_STATED TASK:_ Here are some records; copy every line that holds the word "chart".

>> START

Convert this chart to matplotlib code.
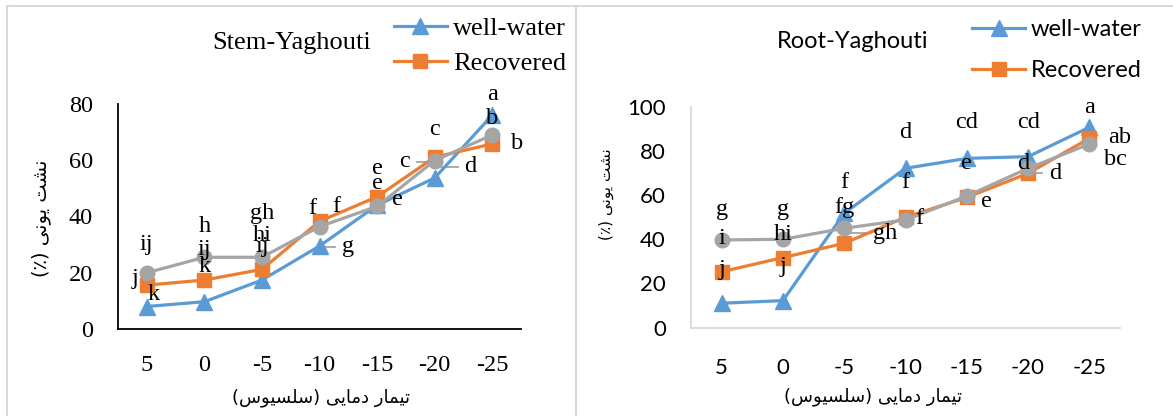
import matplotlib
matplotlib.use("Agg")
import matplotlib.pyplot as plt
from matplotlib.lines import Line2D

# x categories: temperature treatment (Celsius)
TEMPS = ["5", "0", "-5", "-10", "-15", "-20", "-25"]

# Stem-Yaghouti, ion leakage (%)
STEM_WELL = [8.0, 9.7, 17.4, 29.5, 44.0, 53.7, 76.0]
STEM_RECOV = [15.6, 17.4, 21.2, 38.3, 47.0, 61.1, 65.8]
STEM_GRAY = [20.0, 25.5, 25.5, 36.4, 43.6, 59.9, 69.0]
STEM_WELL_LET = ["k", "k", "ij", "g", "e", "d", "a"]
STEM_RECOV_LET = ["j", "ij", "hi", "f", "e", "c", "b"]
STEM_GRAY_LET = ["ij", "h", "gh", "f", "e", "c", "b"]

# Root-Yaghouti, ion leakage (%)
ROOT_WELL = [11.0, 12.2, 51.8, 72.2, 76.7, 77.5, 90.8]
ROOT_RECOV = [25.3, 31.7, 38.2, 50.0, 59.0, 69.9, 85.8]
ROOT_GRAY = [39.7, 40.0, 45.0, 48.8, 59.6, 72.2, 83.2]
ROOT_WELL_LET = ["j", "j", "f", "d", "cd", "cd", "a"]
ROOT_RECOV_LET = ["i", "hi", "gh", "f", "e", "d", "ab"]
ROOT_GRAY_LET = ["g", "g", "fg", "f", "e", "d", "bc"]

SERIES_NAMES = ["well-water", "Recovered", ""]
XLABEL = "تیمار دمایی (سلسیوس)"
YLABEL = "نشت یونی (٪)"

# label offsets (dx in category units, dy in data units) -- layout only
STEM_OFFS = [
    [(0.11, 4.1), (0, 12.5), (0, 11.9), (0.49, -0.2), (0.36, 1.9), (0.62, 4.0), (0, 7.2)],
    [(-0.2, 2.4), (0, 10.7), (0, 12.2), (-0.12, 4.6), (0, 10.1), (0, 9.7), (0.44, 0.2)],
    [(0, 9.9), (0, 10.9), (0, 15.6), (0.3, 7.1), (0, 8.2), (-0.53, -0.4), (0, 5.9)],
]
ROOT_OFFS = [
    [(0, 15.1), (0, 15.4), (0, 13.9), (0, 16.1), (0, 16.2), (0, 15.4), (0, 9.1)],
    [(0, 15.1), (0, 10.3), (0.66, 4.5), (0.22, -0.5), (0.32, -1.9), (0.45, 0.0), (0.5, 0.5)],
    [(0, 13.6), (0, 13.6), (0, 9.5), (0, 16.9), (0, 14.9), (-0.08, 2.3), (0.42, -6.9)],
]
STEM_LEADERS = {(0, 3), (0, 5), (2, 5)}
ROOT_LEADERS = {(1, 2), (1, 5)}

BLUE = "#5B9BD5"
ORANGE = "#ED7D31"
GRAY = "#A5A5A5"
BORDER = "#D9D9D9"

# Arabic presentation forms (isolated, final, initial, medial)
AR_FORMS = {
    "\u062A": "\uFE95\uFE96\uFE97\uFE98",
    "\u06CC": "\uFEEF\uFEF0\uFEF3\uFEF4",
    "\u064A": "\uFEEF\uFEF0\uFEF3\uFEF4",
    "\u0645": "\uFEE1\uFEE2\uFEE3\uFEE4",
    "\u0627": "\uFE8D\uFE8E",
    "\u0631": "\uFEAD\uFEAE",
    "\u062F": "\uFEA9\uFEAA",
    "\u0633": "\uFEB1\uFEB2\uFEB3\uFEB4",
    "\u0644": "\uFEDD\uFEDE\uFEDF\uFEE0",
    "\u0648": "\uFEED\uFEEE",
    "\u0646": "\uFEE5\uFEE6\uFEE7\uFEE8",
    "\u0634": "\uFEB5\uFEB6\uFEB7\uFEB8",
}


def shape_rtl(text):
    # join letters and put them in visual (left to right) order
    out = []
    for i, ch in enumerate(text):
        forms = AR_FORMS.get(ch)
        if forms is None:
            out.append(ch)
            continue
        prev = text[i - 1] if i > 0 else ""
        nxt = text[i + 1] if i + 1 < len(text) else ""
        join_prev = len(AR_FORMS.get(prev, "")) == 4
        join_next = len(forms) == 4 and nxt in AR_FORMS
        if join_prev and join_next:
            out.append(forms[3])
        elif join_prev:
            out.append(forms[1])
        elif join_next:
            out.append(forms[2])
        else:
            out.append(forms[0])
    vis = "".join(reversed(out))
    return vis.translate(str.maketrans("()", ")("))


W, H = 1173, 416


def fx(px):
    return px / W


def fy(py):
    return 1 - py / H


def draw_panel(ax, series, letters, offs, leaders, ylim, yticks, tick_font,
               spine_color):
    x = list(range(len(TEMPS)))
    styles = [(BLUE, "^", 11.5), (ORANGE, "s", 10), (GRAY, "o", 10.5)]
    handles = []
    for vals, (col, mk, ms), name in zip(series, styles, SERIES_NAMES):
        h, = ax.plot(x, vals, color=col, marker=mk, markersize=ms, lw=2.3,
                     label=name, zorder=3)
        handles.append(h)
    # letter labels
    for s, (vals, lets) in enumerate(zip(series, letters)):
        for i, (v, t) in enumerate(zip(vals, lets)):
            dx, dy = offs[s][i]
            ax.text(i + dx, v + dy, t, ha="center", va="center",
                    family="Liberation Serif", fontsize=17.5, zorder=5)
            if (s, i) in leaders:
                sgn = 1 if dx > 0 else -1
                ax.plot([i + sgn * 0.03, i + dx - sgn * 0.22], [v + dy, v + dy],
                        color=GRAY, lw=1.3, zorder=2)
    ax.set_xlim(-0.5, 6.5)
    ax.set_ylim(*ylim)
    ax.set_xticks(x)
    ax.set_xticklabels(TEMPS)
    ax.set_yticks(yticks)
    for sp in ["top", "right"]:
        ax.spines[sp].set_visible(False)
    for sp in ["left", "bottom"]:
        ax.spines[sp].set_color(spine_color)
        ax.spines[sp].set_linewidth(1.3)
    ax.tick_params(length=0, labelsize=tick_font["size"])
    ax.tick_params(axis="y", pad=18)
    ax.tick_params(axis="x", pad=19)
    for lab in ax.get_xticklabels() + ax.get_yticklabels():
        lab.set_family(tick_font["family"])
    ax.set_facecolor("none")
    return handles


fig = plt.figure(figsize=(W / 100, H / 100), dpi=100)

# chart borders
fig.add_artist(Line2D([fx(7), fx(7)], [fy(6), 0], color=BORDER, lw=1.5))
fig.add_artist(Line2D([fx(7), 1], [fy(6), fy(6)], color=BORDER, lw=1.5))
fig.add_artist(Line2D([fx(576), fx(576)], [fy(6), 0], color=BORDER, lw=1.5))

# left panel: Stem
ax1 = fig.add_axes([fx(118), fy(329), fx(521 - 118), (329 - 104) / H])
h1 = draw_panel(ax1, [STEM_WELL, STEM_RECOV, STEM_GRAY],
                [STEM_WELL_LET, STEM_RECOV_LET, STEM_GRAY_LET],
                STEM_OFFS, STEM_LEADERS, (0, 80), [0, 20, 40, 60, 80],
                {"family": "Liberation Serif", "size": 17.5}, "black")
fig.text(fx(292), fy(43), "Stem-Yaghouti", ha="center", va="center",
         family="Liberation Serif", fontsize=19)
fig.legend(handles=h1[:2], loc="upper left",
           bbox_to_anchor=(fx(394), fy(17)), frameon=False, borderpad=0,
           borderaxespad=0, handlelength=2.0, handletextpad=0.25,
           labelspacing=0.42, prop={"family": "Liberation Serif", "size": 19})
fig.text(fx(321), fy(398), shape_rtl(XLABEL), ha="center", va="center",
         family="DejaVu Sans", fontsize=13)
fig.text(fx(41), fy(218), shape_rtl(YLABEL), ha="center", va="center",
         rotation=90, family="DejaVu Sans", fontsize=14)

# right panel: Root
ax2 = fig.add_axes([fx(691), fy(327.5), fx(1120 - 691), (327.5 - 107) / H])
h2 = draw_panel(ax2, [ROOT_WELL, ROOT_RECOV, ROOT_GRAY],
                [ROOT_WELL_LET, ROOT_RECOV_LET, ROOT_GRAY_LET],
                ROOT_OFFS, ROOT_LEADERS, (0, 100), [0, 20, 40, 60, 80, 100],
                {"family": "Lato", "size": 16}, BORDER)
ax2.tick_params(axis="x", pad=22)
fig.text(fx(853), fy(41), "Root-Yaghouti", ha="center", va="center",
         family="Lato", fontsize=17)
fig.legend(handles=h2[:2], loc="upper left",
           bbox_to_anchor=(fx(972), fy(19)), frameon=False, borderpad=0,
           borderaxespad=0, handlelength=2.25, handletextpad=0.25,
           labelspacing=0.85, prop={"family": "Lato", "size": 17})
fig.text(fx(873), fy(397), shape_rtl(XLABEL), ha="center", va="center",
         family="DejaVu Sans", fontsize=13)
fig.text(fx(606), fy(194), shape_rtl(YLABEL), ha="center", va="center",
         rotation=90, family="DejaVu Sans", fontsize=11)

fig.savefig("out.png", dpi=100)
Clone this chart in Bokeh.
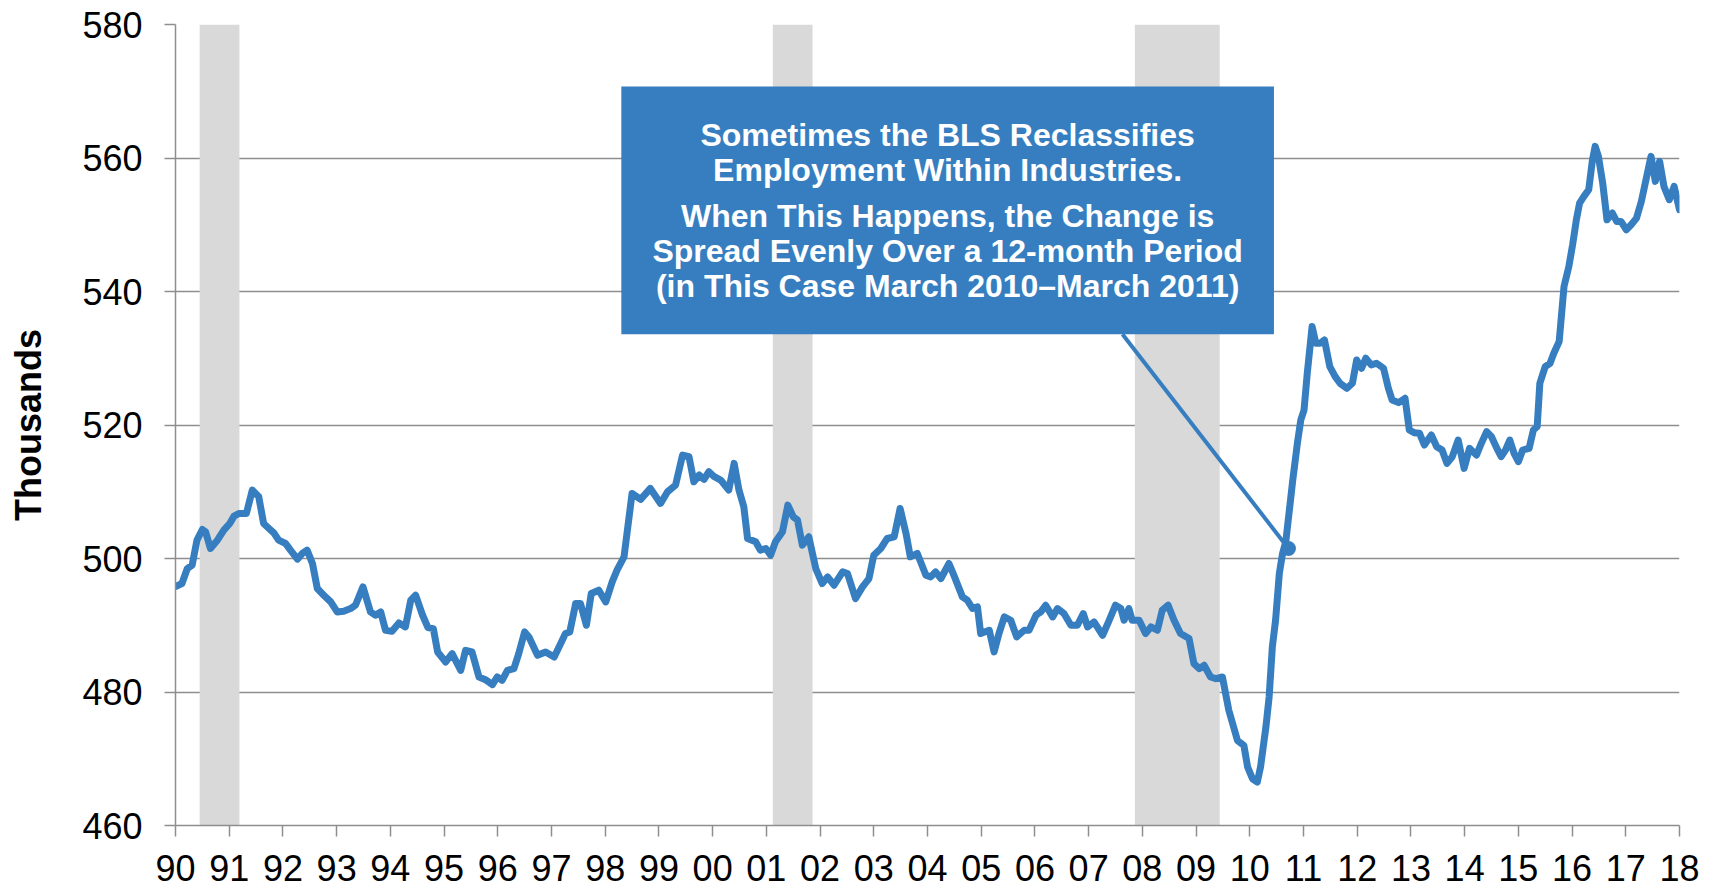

>> END

_SOLUTION TO THE EXERCISE:_
Convert this chart to matplotlib code.
# chart borders
Clone this chart in Bokeh.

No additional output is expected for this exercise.